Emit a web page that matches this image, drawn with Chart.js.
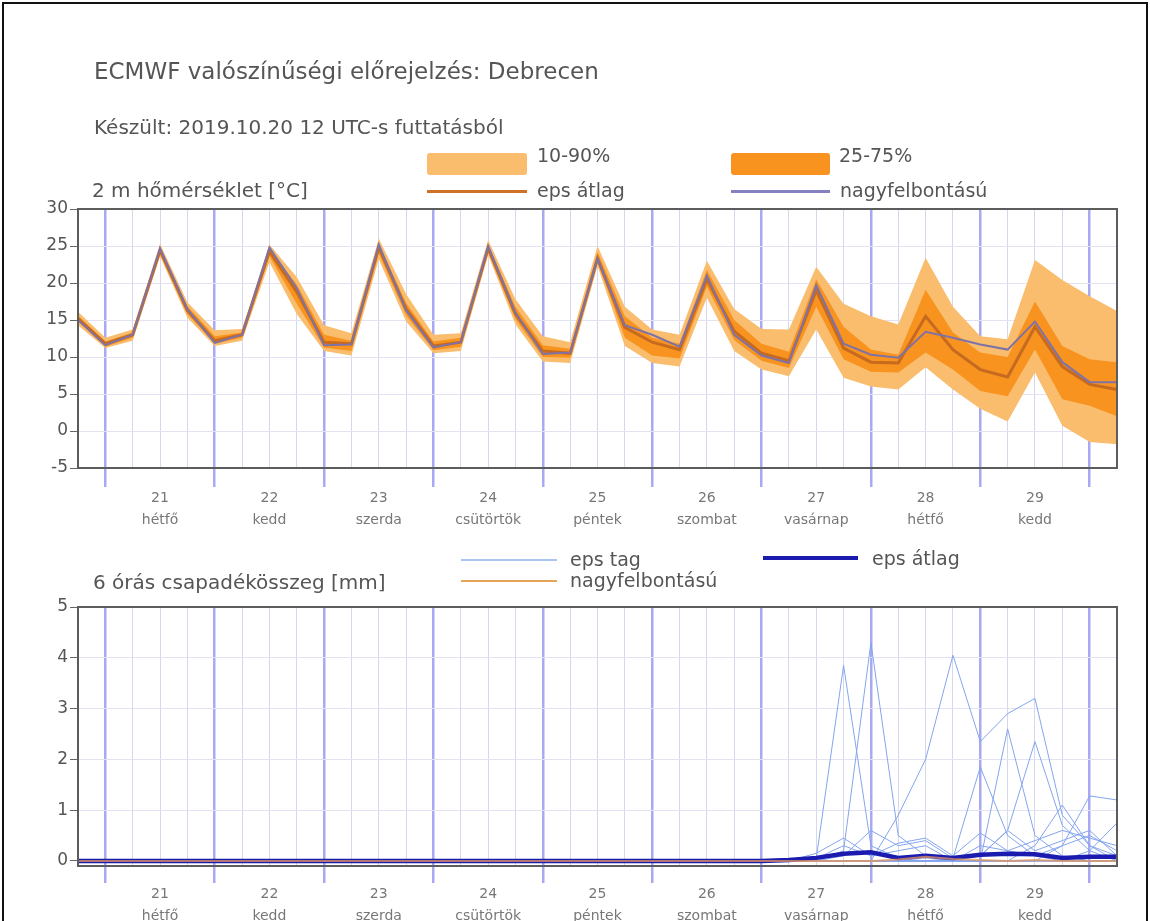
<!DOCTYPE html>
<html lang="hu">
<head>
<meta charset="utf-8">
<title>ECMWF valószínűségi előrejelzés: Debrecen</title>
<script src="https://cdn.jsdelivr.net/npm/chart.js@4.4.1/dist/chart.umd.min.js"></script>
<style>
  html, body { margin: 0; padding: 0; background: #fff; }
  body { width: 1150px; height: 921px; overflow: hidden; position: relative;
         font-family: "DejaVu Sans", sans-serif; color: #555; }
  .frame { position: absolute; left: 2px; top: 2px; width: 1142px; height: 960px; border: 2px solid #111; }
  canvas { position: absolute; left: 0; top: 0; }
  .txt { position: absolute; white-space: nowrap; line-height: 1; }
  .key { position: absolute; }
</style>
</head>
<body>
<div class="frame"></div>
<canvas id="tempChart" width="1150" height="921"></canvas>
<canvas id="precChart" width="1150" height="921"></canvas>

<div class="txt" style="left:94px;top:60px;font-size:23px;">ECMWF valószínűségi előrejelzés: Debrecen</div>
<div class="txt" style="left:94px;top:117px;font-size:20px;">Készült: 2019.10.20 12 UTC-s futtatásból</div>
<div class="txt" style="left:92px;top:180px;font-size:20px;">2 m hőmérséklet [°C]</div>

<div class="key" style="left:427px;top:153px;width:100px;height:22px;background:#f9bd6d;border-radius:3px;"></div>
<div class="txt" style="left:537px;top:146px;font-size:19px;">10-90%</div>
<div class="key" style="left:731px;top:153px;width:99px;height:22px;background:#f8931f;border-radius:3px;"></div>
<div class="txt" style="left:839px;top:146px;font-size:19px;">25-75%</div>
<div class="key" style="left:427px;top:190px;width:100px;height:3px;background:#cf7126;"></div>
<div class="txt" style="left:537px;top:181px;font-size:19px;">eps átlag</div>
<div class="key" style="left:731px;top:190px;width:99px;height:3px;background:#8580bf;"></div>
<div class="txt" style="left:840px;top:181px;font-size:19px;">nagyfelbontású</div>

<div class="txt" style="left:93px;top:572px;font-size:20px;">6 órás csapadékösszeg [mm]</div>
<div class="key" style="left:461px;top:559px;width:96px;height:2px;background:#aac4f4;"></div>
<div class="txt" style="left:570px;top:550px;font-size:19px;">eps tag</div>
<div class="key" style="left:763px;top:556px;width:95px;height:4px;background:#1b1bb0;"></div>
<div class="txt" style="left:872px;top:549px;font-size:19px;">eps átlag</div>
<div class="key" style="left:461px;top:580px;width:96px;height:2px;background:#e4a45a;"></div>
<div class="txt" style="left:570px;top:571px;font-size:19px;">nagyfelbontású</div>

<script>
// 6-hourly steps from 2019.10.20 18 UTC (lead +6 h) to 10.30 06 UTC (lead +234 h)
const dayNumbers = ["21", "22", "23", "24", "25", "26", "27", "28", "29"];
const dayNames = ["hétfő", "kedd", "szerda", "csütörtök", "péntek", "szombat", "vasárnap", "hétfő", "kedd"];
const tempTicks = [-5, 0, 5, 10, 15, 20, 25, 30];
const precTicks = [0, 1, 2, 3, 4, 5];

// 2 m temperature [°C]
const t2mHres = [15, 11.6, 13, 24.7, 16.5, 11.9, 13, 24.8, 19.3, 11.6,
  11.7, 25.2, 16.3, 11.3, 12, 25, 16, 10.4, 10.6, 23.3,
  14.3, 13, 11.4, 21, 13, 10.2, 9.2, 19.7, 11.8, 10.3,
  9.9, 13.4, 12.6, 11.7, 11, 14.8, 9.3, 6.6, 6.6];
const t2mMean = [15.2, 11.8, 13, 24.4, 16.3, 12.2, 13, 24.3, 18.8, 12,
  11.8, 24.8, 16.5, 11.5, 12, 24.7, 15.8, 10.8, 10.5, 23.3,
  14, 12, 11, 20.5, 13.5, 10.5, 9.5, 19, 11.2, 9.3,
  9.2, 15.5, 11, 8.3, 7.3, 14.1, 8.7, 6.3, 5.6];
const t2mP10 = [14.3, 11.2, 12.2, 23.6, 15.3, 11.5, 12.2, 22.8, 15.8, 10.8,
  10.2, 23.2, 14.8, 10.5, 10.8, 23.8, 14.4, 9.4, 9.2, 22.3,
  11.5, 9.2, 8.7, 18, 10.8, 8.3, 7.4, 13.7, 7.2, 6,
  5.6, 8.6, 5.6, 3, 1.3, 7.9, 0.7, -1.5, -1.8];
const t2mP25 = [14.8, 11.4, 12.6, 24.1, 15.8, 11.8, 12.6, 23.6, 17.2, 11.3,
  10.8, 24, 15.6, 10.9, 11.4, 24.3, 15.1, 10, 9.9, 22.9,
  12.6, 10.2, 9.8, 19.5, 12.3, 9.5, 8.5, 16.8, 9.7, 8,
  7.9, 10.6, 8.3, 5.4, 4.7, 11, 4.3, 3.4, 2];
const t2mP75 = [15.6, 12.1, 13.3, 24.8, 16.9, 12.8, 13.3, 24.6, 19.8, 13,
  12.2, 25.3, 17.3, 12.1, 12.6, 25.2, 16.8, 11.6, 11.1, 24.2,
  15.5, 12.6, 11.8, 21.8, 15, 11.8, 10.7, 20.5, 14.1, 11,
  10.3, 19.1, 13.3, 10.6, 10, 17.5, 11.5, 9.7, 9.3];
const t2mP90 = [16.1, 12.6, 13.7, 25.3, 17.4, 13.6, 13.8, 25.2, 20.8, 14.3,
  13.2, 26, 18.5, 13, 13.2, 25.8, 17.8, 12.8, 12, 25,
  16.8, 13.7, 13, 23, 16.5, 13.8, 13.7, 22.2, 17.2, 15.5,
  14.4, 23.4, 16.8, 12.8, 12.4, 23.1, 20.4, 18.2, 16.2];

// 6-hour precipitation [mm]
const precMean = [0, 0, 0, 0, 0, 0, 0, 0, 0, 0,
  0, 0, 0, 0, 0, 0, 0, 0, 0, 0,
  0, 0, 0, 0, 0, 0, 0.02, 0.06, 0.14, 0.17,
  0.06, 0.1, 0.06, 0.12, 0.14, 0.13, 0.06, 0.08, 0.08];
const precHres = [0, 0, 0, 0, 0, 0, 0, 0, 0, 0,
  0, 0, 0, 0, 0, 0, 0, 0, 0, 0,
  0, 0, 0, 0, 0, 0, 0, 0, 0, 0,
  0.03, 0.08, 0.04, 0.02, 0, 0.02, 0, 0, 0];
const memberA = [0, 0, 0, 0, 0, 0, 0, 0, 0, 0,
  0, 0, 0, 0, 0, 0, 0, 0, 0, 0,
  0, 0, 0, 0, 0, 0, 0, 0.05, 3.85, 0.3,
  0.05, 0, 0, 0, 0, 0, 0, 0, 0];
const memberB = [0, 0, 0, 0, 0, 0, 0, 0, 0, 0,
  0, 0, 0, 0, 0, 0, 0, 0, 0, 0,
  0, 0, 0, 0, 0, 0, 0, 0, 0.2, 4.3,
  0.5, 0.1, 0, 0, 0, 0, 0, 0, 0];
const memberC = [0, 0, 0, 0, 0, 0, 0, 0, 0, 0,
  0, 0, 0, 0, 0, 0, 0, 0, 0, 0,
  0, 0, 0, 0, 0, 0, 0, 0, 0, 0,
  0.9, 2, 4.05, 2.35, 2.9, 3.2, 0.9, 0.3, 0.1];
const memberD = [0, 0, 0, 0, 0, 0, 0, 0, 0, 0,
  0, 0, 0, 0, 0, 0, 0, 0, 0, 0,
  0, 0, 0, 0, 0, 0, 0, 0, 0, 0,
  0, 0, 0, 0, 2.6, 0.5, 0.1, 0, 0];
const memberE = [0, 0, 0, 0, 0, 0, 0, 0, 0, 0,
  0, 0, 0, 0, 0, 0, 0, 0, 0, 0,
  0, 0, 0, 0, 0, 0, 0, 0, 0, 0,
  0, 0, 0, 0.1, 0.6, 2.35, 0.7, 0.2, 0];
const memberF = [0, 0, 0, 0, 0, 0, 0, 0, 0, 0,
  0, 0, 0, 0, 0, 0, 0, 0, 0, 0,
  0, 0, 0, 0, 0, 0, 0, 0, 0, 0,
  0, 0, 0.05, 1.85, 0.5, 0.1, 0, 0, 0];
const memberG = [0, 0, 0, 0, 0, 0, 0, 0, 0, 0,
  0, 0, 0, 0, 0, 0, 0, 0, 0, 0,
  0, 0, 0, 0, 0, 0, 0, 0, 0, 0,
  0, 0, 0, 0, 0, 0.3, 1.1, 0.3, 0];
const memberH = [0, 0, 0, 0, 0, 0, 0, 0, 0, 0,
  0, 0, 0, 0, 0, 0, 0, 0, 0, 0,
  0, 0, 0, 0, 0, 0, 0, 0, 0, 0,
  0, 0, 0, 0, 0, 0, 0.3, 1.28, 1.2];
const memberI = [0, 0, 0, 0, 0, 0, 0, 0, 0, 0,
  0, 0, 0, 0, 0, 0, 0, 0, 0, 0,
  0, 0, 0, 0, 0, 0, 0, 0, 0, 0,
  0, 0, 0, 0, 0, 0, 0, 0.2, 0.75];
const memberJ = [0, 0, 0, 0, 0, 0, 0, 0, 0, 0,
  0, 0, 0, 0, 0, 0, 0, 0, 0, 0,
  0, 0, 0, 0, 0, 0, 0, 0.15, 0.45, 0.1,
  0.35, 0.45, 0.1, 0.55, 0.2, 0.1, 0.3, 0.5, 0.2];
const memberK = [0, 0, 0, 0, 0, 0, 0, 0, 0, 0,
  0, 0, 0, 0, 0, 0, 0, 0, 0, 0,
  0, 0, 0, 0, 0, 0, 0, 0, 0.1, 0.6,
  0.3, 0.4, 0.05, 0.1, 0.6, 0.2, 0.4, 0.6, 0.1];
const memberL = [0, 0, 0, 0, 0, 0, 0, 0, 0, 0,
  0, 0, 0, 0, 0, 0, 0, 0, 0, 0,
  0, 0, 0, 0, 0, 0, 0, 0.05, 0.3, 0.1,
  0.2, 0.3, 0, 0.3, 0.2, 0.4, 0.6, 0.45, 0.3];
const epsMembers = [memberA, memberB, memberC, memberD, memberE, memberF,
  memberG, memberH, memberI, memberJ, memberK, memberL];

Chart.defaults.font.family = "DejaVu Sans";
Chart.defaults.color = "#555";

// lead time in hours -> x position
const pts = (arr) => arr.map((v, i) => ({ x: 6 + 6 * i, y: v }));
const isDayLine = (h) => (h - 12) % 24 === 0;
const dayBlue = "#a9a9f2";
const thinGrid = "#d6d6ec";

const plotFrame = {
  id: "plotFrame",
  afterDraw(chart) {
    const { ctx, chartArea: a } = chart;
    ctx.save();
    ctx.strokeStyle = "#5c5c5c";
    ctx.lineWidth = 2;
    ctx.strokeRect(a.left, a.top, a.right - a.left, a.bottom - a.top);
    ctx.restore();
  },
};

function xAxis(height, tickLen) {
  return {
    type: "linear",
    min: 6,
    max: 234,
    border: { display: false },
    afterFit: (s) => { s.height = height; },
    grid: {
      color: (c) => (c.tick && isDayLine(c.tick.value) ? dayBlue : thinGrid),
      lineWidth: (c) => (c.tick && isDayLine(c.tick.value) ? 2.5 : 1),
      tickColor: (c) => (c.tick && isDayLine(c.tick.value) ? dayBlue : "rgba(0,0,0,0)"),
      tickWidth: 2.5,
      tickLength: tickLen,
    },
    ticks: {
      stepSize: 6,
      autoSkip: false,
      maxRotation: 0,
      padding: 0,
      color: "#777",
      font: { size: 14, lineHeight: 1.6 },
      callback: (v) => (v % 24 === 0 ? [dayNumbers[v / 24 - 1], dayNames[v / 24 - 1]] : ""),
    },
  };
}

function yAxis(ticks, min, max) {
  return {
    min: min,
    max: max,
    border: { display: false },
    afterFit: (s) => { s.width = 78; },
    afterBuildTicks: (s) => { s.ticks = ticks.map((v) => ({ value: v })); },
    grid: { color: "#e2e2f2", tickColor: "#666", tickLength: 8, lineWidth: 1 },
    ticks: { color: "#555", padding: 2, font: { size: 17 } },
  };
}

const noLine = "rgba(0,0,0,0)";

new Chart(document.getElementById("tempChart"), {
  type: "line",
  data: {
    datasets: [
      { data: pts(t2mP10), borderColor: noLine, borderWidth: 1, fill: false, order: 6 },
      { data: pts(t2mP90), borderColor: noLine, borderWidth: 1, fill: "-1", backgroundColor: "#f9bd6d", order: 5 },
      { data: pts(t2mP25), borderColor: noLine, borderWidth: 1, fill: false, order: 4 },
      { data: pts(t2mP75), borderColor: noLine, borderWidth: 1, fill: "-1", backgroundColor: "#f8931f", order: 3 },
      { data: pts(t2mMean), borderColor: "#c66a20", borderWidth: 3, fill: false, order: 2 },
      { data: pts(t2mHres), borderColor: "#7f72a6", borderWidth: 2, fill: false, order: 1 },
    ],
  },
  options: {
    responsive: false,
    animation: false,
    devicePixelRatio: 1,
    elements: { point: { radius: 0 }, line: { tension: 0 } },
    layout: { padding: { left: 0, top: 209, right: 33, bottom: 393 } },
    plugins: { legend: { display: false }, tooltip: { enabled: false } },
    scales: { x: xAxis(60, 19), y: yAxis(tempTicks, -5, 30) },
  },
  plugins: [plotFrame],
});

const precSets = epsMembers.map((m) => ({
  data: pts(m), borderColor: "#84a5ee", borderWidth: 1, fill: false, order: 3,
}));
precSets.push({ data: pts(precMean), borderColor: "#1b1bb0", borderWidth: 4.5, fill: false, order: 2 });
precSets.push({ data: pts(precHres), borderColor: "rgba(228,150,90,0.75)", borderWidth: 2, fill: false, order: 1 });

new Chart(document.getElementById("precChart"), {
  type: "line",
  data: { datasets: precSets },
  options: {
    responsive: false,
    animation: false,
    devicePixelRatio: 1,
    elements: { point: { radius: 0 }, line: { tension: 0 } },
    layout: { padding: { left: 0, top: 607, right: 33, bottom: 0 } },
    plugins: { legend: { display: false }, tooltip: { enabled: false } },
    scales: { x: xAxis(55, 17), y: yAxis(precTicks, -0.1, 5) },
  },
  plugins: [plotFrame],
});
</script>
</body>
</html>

::::::::::

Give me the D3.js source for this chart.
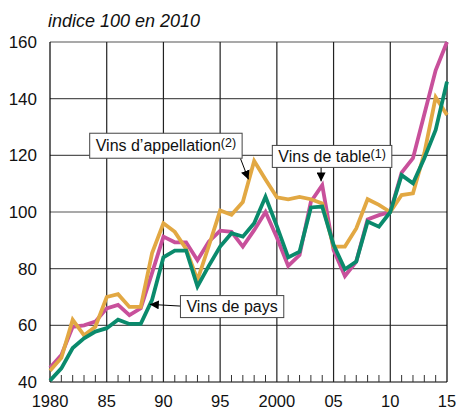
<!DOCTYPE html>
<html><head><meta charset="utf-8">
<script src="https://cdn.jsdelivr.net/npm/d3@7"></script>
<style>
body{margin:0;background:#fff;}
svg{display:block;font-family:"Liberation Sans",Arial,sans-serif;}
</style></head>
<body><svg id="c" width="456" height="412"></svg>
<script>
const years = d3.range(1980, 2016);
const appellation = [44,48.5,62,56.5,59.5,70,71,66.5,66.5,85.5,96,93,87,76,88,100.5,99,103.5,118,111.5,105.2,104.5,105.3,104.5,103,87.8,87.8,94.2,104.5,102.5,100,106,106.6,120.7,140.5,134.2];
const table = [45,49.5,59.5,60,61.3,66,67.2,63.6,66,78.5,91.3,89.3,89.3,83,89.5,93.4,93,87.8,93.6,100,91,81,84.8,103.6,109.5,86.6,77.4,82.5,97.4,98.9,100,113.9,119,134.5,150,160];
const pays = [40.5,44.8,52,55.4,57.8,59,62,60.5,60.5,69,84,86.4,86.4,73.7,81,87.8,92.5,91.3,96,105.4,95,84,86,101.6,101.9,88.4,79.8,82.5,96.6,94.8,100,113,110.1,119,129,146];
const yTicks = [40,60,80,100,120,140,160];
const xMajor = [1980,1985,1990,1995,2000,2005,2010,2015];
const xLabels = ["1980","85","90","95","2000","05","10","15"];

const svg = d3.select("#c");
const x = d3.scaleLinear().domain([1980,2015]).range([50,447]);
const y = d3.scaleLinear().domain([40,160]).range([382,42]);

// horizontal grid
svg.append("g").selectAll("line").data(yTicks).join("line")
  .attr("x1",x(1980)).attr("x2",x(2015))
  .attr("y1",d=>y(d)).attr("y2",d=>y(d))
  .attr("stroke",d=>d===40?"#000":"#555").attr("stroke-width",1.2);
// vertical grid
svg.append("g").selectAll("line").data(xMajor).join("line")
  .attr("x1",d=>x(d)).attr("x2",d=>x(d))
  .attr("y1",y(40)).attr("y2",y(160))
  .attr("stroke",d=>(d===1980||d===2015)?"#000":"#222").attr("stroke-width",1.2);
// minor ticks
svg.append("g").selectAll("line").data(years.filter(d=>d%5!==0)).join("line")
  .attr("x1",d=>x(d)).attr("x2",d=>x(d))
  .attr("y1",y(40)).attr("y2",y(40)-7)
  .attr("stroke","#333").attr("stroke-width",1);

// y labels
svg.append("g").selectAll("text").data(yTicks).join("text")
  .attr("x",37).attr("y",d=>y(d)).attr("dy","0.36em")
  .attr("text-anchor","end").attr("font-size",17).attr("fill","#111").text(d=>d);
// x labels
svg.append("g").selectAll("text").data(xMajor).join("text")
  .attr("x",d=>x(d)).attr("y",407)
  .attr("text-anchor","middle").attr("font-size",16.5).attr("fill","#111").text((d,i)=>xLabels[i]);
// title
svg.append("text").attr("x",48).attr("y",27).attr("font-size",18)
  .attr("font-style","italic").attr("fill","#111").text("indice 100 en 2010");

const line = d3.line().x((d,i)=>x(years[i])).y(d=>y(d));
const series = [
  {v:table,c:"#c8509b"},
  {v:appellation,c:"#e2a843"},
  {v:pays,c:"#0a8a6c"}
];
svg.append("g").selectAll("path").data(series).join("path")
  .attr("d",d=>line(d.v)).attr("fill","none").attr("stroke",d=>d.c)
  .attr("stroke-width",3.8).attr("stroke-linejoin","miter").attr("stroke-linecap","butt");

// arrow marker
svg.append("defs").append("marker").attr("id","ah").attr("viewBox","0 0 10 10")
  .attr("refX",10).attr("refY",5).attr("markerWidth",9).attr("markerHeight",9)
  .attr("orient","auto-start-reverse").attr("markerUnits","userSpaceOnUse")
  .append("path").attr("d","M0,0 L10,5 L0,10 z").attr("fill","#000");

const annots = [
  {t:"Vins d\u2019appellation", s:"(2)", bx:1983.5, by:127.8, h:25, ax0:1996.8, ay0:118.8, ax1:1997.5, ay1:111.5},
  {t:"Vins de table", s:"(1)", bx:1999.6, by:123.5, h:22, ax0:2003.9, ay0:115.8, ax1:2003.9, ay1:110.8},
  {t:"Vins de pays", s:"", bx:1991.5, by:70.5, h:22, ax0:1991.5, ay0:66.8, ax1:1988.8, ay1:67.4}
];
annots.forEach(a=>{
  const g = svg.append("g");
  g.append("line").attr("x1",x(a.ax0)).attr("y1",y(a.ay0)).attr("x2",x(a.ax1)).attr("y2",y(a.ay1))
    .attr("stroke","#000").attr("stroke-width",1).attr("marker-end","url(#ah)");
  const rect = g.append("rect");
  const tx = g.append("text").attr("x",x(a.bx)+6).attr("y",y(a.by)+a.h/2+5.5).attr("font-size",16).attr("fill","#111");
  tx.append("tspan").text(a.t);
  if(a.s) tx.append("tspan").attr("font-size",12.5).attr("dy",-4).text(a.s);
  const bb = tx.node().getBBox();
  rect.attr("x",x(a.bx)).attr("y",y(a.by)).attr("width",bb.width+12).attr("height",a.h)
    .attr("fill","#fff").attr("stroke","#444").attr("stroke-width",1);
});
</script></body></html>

::::::::::

Pictures should be left out. Retype only the run of lines from the line containing "Emit a web page" to the line containing "m hőmérséklet [°C]</div>", inclusive.

Emit a web page that matches this image, drawn with Chart.js.
<!DOCTYPE html>
<html lang="hu">
<head>
<meta charset="utf-8">
<title>ECMWF valószínűségi előrejelzés: Debrecen</title>
<script src="https://cdn.jsdelivr.net/npm/chart.js@4.4.1/dist/chart.umd.min.js"></script>
<style>
  html, body { margin: 0; padding: 0; background: #fff; }
  body { width: 1150px; height: 921px; overflow: hidden; position: relative;
         font-family: "DejaVu Sans", sans-serif; color: #555; }
  .frame { position: absolute; left: 2px; top: 2px; width: 1142px; height: 960px; border: 2px solid #111; }
  canvas { position: absolute; left: 0; top: 0; }
  .txt { position: absolute; white-space: nowrap; line-height: 1; }
  .key { position: absolute; }
</style>
</head>
<body>
<div class="frame"></div>
<canvas id="tempChart" width="1150" height="921"></canvas>
<canvas id="precChart" width="1150" height="921"></canvas>

<div class="txt" style="left:94px;top:60px;font-size:23px;">ECMWF valószínűségi előrejelzés: Debrecen</div>
<div class="txt" style="left:94px;top:117px;font-size:20px;">Készült: 2019.10.20 12 UTC-s futtatásból</div>
<div class="txt" style="left:92px;top:180px;font-size:20px;">2 m hőmérséklet [°C]</div>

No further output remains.